== GIVEN INSTRUCTION ==
Nothing beyond the line containing "ax.text(xi + w/2, v" is to be printed; print exactly each line from the start of the records below through that line, leaving out pictures.

== SUPPLIED MATERIAL ==
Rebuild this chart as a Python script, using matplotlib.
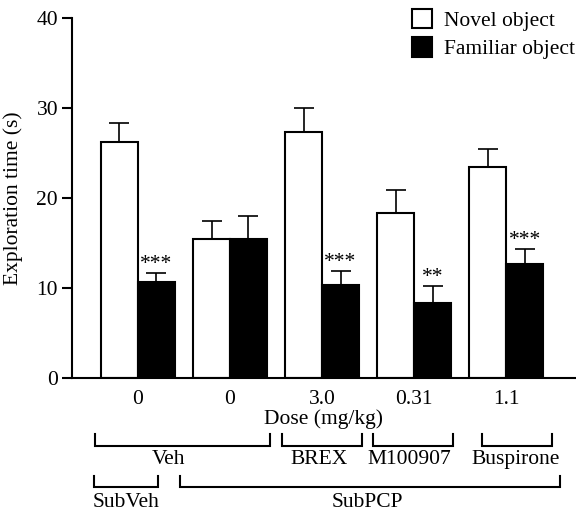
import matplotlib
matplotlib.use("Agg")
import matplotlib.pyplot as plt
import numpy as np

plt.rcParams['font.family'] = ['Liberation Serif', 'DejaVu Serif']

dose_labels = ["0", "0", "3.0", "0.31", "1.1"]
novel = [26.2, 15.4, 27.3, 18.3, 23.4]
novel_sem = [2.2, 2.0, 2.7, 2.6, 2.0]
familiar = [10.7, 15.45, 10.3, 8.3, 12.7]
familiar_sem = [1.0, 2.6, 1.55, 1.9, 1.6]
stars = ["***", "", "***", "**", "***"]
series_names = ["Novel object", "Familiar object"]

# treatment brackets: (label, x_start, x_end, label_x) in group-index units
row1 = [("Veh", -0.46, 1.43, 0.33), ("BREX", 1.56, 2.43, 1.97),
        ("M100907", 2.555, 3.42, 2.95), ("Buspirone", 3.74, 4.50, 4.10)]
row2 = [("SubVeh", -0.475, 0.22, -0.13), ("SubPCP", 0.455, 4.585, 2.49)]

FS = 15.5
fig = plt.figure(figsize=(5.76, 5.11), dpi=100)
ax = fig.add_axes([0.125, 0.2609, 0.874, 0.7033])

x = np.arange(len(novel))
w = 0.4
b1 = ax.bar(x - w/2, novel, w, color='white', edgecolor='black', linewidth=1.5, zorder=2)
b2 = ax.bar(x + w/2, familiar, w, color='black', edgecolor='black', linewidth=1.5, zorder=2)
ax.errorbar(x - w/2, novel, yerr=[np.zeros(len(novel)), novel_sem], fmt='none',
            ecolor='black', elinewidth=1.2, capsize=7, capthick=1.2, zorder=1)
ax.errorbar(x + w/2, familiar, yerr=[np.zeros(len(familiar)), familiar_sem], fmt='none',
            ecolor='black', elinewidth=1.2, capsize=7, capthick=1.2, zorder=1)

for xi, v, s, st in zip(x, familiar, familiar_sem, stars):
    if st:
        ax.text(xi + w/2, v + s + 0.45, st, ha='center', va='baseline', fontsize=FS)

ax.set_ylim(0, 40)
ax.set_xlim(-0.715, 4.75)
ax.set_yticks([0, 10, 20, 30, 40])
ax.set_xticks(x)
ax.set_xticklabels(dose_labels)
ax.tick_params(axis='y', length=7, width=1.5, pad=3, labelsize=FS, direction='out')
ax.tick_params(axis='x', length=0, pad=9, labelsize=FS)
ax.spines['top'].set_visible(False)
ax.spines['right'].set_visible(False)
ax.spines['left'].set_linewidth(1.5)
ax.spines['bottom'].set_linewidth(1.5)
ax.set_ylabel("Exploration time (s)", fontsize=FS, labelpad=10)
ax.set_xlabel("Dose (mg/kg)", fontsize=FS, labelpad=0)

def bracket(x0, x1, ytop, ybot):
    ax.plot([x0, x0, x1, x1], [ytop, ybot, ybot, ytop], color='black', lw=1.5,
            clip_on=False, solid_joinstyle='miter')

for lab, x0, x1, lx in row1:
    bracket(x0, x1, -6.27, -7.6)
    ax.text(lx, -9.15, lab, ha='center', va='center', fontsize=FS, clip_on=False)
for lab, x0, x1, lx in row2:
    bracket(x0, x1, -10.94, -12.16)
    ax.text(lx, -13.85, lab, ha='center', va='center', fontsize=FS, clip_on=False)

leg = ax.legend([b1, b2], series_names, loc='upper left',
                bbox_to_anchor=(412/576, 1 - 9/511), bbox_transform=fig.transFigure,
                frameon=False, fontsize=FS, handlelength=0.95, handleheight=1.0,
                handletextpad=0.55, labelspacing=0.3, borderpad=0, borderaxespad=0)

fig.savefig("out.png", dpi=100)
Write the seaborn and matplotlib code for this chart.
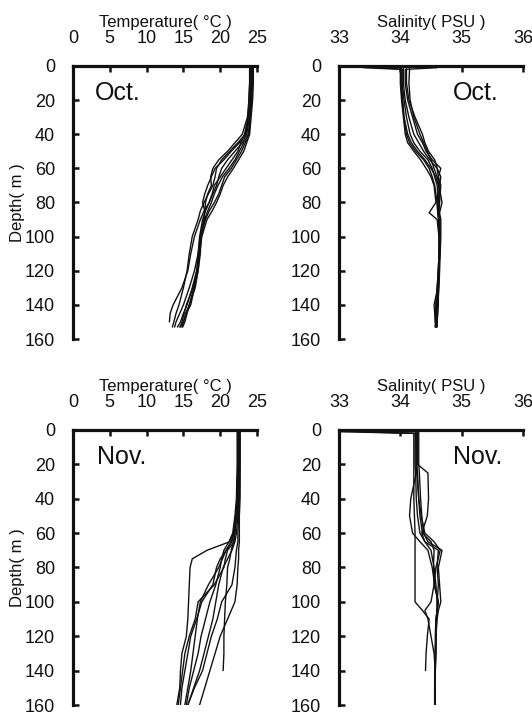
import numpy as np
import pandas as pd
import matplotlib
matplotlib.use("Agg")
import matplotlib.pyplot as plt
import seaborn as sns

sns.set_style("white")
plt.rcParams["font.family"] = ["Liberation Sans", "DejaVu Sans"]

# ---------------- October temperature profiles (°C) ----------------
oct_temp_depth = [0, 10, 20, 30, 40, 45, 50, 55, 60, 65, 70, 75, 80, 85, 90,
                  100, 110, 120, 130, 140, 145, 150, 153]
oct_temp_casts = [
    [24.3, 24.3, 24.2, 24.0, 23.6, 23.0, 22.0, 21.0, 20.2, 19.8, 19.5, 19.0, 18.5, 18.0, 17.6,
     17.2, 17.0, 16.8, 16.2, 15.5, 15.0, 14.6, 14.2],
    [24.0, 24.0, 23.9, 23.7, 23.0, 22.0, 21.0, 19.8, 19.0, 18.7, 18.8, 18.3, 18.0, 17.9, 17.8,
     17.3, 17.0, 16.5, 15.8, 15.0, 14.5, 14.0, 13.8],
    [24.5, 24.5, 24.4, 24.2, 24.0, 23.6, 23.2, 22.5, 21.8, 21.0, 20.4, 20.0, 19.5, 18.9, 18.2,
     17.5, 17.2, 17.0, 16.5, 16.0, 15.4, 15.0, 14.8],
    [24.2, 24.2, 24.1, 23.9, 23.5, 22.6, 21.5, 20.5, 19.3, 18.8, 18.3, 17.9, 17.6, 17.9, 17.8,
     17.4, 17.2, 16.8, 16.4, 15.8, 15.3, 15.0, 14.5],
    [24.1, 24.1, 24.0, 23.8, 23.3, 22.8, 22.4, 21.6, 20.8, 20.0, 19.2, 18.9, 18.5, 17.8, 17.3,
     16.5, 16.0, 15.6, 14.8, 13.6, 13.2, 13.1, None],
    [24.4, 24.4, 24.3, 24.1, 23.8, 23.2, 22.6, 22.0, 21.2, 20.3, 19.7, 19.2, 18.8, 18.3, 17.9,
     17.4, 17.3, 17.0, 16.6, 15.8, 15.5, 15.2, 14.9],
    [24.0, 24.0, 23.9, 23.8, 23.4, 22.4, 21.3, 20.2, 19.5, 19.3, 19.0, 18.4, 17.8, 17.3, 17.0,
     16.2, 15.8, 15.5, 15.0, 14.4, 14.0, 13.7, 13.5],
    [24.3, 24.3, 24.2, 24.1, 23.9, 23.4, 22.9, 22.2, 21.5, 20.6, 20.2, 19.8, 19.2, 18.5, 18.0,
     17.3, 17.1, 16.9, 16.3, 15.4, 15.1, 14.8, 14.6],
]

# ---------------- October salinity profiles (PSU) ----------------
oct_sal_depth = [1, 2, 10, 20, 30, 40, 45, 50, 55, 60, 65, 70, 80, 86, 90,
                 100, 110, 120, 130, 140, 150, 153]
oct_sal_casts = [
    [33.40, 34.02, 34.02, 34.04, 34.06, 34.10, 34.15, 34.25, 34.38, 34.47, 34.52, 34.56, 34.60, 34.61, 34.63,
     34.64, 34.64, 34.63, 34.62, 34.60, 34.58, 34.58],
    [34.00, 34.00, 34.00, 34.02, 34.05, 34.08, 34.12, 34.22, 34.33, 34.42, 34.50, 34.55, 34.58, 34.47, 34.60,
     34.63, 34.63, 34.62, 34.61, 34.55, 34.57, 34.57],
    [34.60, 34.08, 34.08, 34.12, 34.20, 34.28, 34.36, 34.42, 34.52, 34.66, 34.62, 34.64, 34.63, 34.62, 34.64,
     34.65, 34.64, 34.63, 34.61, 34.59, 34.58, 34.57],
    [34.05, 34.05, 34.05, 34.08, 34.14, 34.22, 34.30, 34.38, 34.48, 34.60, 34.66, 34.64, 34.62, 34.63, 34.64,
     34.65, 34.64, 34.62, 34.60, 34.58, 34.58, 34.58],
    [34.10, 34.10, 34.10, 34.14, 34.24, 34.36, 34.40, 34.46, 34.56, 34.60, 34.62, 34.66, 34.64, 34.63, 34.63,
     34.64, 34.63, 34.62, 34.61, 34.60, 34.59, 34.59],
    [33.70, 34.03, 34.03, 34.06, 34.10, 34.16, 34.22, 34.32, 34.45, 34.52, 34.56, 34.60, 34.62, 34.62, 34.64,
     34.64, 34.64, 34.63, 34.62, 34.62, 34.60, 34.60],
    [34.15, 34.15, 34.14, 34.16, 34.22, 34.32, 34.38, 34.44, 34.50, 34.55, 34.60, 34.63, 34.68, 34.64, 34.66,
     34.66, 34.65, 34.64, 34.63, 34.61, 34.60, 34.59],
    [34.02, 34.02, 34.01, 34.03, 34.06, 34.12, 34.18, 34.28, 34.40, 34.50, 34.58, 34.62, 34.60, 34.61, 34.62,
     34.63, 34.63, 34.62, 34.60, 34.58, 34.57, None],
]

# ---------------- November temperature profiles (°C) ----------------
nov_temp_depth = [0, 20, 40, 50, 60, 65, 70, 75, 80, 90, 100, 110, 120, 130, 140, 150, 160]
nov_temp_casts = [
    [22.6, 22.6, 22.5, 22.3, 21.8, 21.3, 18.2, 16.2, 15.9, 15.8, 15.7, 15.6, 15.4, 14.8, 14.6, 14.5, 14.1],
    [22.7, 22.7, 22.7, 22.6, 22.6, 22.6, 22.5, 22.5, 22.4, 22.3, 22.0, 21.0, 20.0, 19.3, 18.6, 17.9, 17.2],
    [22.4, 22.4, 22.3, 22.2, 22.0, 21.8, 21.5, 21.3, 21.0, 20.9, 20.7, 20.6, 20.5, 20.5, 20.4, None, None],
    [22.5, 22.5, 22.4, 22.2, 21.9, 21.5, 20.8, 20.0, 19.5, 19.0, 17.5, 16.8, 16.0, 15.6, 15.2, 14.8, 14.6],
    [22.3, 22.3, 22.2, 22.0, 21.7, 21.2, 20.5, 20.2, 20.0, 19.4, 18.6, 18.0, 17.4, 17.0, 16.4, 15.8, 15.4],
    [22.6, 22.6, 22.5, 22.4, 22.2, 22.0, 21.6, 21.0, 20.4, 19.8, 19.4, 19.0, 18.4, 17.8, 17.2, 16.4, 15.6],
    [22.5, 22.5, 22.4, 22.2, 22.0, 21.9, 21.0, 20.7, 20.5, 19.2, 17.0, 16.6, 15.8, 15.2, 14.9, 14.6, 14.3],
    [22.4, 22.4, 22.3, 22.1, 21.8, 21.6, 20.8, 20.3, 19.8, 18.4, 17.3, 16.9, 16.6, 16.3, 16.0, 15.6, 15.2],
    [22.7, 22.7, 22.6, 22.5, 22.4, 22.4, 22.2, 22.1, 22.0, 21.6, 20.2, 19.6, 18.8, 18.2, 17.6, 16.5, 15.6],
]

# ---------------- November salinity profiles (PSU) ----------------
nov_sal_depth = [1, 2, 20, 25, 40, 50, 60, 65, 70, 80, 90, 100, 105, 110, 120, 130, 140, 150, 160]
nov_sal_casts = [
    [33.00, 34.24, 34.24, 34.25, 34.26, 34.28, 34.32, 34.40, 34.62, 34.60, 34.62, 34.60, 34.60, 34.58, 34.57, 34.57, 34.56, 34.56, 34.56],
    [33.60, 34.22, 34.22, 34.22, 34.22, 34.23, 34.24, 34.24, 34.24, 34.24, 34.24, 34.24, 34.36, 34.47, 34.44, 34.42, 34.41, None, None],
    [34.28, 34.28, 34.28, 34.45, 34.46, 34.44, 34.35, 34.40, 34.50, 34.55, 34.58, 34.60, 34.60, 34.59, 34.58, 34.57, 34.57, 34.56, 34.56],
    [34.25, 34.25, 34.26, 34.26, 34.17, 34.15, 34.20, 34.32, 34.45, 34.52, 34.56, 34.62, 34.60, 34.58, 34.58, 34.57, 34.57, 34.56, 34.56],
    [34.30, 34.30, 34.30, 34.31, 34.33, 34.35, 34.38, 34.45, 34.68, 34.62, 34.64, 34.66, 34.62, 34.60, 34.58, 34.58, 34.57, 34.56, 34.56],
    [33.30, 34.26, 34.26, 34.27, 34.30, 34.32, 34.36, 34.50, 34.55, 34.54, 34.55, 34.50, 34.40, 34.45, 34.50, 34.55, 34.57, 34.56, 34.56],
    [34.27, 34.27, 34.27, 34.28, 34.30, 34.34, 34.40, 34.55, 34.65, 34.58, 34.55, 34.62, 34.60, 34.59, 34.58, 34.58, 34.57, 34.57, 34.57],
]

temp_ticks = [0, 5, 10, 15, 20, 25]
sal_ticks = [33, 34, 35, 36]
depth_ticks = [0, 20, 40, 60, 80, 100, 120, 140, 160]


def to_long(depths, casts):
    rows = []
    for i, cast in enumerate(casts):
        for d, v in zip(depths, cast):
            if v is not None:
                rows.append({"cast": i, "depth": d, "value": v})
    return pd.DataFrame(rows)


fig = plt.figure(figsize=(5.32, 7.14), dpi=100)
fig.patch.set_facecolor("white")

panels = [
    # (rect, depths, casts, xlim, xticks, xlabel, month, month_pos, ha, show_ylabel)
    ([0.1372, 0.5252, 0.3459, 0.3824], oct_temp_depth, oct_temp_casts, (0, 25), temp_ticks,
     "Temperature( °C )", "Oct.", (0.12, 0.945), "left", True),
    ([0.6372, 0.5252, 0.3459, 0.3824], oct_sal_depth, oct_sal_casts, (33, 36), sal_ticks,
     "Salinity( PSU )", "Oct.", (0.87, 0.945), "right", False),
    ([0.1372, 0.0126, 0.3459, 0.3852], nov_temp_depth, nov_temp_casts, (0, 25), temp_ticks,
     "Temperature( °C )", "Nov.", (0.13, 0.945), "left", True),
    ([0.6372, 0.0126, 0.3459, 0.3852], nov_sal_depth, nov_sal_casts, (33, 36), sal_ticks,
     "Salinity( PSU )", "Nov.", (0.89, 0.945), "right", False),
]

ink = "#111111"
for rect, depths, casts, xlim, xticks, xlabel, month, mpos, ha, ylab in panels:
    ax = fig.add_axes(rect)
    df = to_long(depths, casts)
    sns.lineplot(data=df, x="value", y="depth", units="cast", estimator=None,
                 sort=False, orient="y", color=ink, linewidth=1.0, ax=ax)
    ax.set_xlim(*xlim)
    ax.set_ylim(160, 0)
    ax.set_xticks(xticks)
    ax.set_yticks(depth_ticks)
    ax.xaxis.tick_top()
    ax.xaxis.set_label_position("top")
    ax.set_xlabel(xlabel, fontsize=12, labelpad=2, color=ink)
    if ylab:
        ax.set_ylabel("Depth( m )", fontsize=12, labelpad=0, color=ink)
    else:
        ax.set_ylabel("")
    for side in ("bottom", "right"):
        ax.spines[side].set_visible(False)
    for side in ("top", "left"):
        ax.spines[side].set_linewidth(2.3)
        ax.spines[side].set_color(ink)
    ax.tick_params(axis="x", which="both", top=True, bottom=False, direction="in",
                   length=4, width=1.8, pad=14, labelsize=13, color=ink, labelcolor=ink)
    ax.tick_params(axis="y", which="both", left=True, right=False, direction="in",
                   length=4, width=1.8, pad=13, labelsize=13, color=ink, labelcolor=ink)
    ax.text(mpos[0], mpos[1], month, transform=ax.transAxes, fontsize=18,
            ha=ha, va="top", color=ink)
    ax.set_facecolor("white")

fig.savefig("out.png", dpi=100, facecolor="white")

== RESULT ==
Rebuild this chart as a Python script, using matplotlib.
import matplotlib
matplotlib.use("Agg")
import matplotlib.pyplot as plt
import numpy as np

plt.rcParams['font.family'] = ['Liberation Serif', 'DejaVu Serif']

dose_labels = ["0", "0", "3.0", "0.31", "1.1"]
novel = [26.2, 15.4, 27.3, 18.3, 23.4]
novel_sem = [2.2, 2.0, 2.7, 2.6, 2.0]
familiar = [10.7, 15.45, 10.3, 8.3, 12.7]
familiar_sem = [1.0, 2.6, 1.55, 1.9, 1.6]
stars = ["***", "", "***", "**", "***"]
series_names = ["Novel object", "Familiar object"]

# treatment brackets: (label, x_start, x_end, label_x) in group-index units
row1 = [("Veh", -0.46, 1.43, 0.33), ("BREX", 1.56, 2.43, 1.97),
        ("M100907", 2.555, 3.42, 2.95), ("Buspirone", 3.74, 4.50, 4.10)]
row2 = [("SubVeh", -0.475, 0.22, -0.13), ("SubPCP", 0.455, 4.585, 2.49)]

FS = 15.5
fig = plt.figure(figsize=(5.76, 5.11), dpi=100)
ax = fig.add_axes([0.125, 0.2609, 0.874, 0.7033])

x = np.arange(len(novel))
w = 0.4
b1 = ax.bar(x - w/2, novel, w, color='white', edgecolor='black', linewidth=1.5, zorder=2)
b2 = ax.bar(x + w/2, familiar, w, color='black', edgecolor='black', linewidth=1.5, zorder=2)
ax.errorbar(x - w/2, novel, yerr=[np.zeros(len(novel)), novel_sem], fmt='none',
            ecolor='black', elinewidth=1.2, capsize=7, capthick=1.2, zorder=1)
ax.errorbar(x + w/2, familiar, yerr=[np.zeros(len(familiar)), familiar_sem], fmt='none',
            ecolor='black', elinewidth=1.2, capsize=7, capthick=1.2, zorder=1)

for xi, v, s, st in zip(x, familiar, familiar_sem, stars):
    if st:
        ax.text(xi + w/2, v + s + 0.45, st, ha='center', va='baseline', fontsize=FS)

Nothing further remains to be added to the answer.